Clarification: Mitch Braund has called me to point out that he did not attack Jamie Dunn when he spoke to a Brisbane journalist in March this year, but he did challenge the view that some radio stunts were "distasteful" and "lacked integrity". Braund says he and Dunn have since "had a laugh" over the newspaper report.
- June 19
In early March, Brisbane radio B105's content director Mitch Braund said former top-rating Brisbane announcer Jamie Dunn was out of touch after he criticised some of the current crop of radio stunts. According to the Sunday Mail Braund "believed B105's breakfast show gave audiences what they wanted". Oh, really? Well, I just looked up the ratings results from 2005, Dunn's last year at B105 before he moved to Zinc 96.1 on the Sunshine Coast. Dunn and Penny Cooper finished up with a rating of 13.1 - compared to B105's current breakfast rating of 8.9. Now in case you're thinking that that was a nostalgia-driven number, Cooper and Dunn began 2005 with 11.4 percent of the available listening audience, had 12.3 in survey 3 and 11.7 in survey 5. The current team of Labrat, Camilla and Stav may have had a shocker this time, and the show could well rebound (and, as they are nice people, I hope it does), but when you take the statistics into account - and especially the fact that Dunn, Ian Skippen and Donna Lynch (later Robin Bailey) once commanded more than a third of the entire Brisbane audience (albeit when there were fewer listening choices) - I don't think anybody is qualified to knock Dunn's instincts for what makes good radio.
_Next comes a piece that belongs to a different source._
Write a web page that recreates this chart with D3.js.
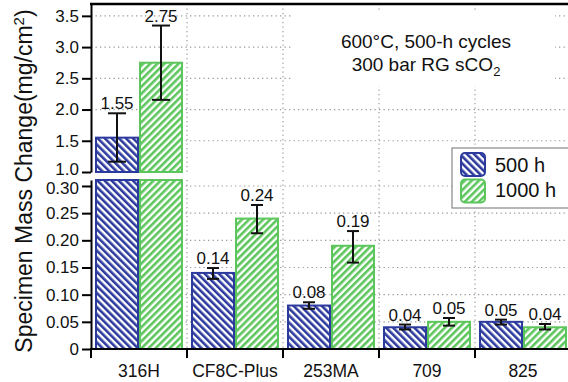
<!DOCTYPE html>
<html>
<head>
<meta charset="utf-8">
<script src="https://cdn.jsdelivr.net/npm/d3@7"></script>
<style>
  body { margin: 0; background: #fff; }
  text { font-family: "Liberation Sans", Arial, Helvetica, sans-serif; fill: #111; }
  .grid { stroke: #9a9a9a; stroke-width: 1.2; stroke-dasharray: 1.3 3.2; fill: none; }
  .axis path, .axis line { stroke: #000; stroke-width: 2; }
  .axis text { font-size: 17px; fill: #111; }
</style>
</head>
<body>
<script>
// data
var alloys = ["316H", "CF8C-Plus", "253MA", "709", "825"];
var series = ["500 h", "1000 h"];
var mass500 = [1.55, 0.14, 0.08, 0.04, 0.05];
var mass1000 = [2.75, 0.24, 0.19, 0.05, 0.04];
var err500Lo = [1.165, 0.129, 0.074, 0.036, 0.045];
var err500Hi = [1.94, 0.149, 0.086, 0.045, 0.054];
var err1000Lo = [2.155, 0.213, 0.159, 0.043, 0.036];
var err1000Hi = [3.345, 0.265, 0.217, 0.057, 0.046];
var upperTicks = [1.0, 1.5, 2.0, 2.5, 3.0, 3.5];
var lowerTicks = [0, 0.05, 0.10, 0.15, 0.20, 0.25, 0.30];
var colors = ["#2c3a9e", "#5cc65c"];

var width = 568, height = 382;
var svg = d3.select("body").append("svg").attr("width", width).attr("height", height);

var x = d3.scaleBand().domain(alloys).range([91, 571]);
var xs = d3.scaleBand().domain(series).range([4, x.bandwidth() - 4]);
var yUp = d3.scaleLinear().domain([1.0, 3.69]).range([172, 4]);
var yLo = d3.scaleLinear().domain([0, 0.311]).range([349, 180]);
var breakVal = 0.311;

// hatch patterns
var defs = svg.append("defs");
series.forEach(function (s, i) {
  var p = defs.append("pattern")
    .attr("id", "hatch" + i)
    .attr("patternUnits", "userSpaceOnUse")
    .attr("width", 5).attr("height", 5)
    .attr("patternTransform", "rotate(" + (i == 0 ? -45 : 45) + ")");
  p.append("rect").attr("width", 5).attr("height", 5).attr("fill", "#fff");
  p.append("rect").attr("width", 2.6).attr("height", 5).attr("fill", colors[i]);
});

// grid
var gx = alloys.slice(1).map(function (a) { return x(a); });
svg.selectAll(".hg-up").data(upperTicks.slice(1)).enter().append("line")
  .attr("class", "grid").attr("x1", 91).attr("x2", width)
  .attr("y1", function (d) { return yUp(d); }).attr("y2", function (d) { return yUp(d); });
svg.selectAll(".hg-lo").data(lowerTicks.slice(1)).enter().append("line")
  .attr("class", "grid").attr("x1", 91).attr("x2", width)
  .attr("y1", function (d) { return yLo(d); }).attr("y2", function (d) { return yLo(d); });
gx.forEach(function (gxv) {
  svg.append("line").attr("class", "grid").attr("x1", gxv).attr("x2", gxv).attr("y1", 4).attr("y2", 172);
  svg.append("line").attr("class", "grid").attr("x1", gxv).attr("x2", gxv).attr("y1", 180).attr("y2", 349);
});

// annotation box
svg.append("rect").attr("x", 292).attr("y", 12).attr("width", 263).attr("height", 74).attr("fill", "#fff");
svg.append("text").attr("x", 426).attr("y", 48).attr("text-anchor", "middle")
  .style("font-size", "19px").text("600°C, 500-h cycles");
var t2 = svg.append("text").attr("x", 426).attr("y", 71).attr("text-anchor", "middle").style("font-size", "19px");
t2.append("tspan").text("300 bar RG sCO");
t2.append("tspan").attr("dy", 5).style("font-size", "13px").text("2");

// bars
var rows = [];
alloys.forEach(function (a, i) {
  rows.push({ alloy: a, s: 0, v: mass500[i], lo: err500Lo[i], hi: err500Hi[i] });
  rows.push({ alloy: a, s: 1, v: mass1000[i], lo: err1000Lo[i], hi: err1000Hi[i] });
});

var bars = svg.append("g");
rows.forEach(function (d) {
  var bx = x(d.alloy) + xs(series[d.s]);
  var bw = xs.bandwidth();
  var top = d.v > breakVal ? yLo(breakVal) : yLo(d.v);
  bars.append("rect").attr("x", bx + 1).attr("y", top).attr("width", bw - 2).attr("height", yLo(0) - top)
    .attr("fill", "url(#hatch" + d.s + ")").attr("stroke", colors[d.s]).attr("stroke-width", 2);
  if (d.v > breakVal) {
    bars.append("rect").attr("x", bx + 1).attr("y", yUp(d.v)).attr("width", bw - 2).attr("height", yUp(1.0) - yUp(d.v))
      .attr("fill", "url(#hatch" + d.s + ")").attr("stroke", colors[d.s]).attr("stroke-width", 2);
  }
  var ys = d.v > breakVal ? yUp : yLo;
  var cx = bx + bw / 2;
  var capW = d.v > breakVal ? 9 : 6;
  bars.append("line").attr("x1", cx).attr("x2", cx).attr("y1", ys(d.lo)).attr("y2", ys(d.hi))
    .attr("stroke", "#111").attr("stroke-width", 2);
  [d.lo, d.hi].forEach(function (e) {
    bars.append("line").attr("x1", cx - capW).attr("x2", cx + capW).attr("y1", ys(e)).attr("y2", ys(e))
      .attr("stroke", "#111").attr("stroke-width", 2);
  });
  bars.append("text").attr("x", cx).attr("y", ys(d.hi) - 4).attr("text-anchor", "middle")
    .style("font-size", "17px").text(d3.format(".2f")(d.v));
});

// gap between panels
svg.append("rect").attr("x", 0).attr("y", 173).attr("width", width).attr("height", 6).attr("fill", "#fff");

// axes
var upAx = svg.append("g").attr("class", "axis").attr("transform", "translate(91,0)")
  .call(d3.axisLeft(yUp).tickValues(upperTicks).tickSize(9).tickSizeOuter(0).tickPadding(3)
    .tickFormat(d3.format(".1f")));
upAx.selectAll(".tick text").filter(function (d) { return d === 1.0; }).attr("dy", "0.12em");
var loAx = svg.append("g").attr("class", "axis").attr("transform", "translate(91,0)")
  .call(d3.axisLeft(yLo).tickValues(lowerTicks).tickSize(9).tickSizeOuter(0).tickPadding(3)
    .tickFormat(function (d) { return d === 0 ? "0" : d3.format(".2f")(d); }));
loAx.selectAll(".tick text").filter(function (d) { return d === 0.30; }).attr("dy", "0.45em");

// top border and x axis
svg.append("line").attr("x1", 90).attr("x2", width).attr("y1", 4).attr("y2", 4)
  .attr("stroke", "#000").attr("stroke-width", 2.5);
svg.append("line").attr("x1", 90).attr("x2", width).attr("y1", 349).attr("y2", 349)
  .attr("stroke", "#000").attr("stroke-width", 2);
svg.selectAll(".xtick").data(alloys).enter().append("line")
  .attr("x1", function (d) { return x(d); }).attr("x2", function (d) { return x(d); })
  .attr("y1", 349).attr("y2", 358).attr("stroke", "#000").attr("stroke-width", 2);
svg.selectAll(".xlab").data(alloys).enter().append("text")
  .attr("x", function (d) { return x(d) + x.bandwidth() / 2; }).attr("y", 377)
  .attr("text-anchor", "middle").style("font-size", "17.5px").text(function (d) { return d; });

// y label
var yl = svg.append("text").attr("transform", "translate(32,181) rotate(-90)")
  .attr("text-anchor", "middle").style("font-size", "23px");
yl.append("tspan").text("Specimen Mass Change(mg/cm");
yl.append("tspan").attr("dy", -8).style("font-size", "15px").text("2");
yl.append("tspan").attr("dy", 8).text(")");

// legend
var lg = svg.append("g");
lg.append("rect").attr("x", 452).attr("y", 148).attr("width", 130).attr("height", 60)
  .attr("fill", "#fff").attr("stroke", "#888").attr("stroke-width", 1.2);
series.forEach(function (s, i) {
  lg.append("rect").attr("x", 461).attr("y", 153 + i * 26.5).attr("width", 24).attr("height", 23).attr("rx", 4)
    .attr("fill", "url(#hatch" + i + ")").attr("stroke", colors[i]).attr("stroke-width", 2);
  lg.append("text").attr("x", 495).attr("y", 172 + i * 25).style("font-size", "20px").text(s);
});
</script>
</body>
</html>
Disclosure: Brett Debritz was dumped from a small weekly spot on the B105 breakfast show in the middle of last year, and he and Jamie Dunn once worked together on a book which may or may not ever see the light of day.

Brett, here is a sum. Any
Brett, here is a sum. Any Brisbane radio station+Jamie Dunn/Agro= Ratings & $$$. Simple as that. If Jamie got a regular Brisbane TV gig again (was he one of the guest Extra hosts last year? hmmm...), more listeners would come onto the radio product from the TV show and vice versa. But first he needs a willing Brisbane radio station AM or FM to "syndicate" the Zinc 96.1 breakfast show for the Sunshine Coast's many intercity commuters and the "new" Brisbane audience. B105 is going through the same "transition" period that Triple M went through when 4BK became B105 in 1990, Triple M changed to adapt to a two cornered FM market and B105 went in another direction aiming for the popular market which was massively successful for them from the very first survey post FM conversion. B105 has to now adapt to a larger FM market where four brand name stations are going for station loyalty. Look at 2DAY in Sydney for example, Kyle and Jackie O are the very top of a massive commercial FM market which has FM stations for hits, rock, top 40, classic hits and 25-54 hits(yes that demographic even applys to radio these days just ask Vega FM in Sydney) just to name a few. All Brisbane's FM market is hits,hits,hits and more hits. Variety may be the way for B105 to claw it's way back to the top.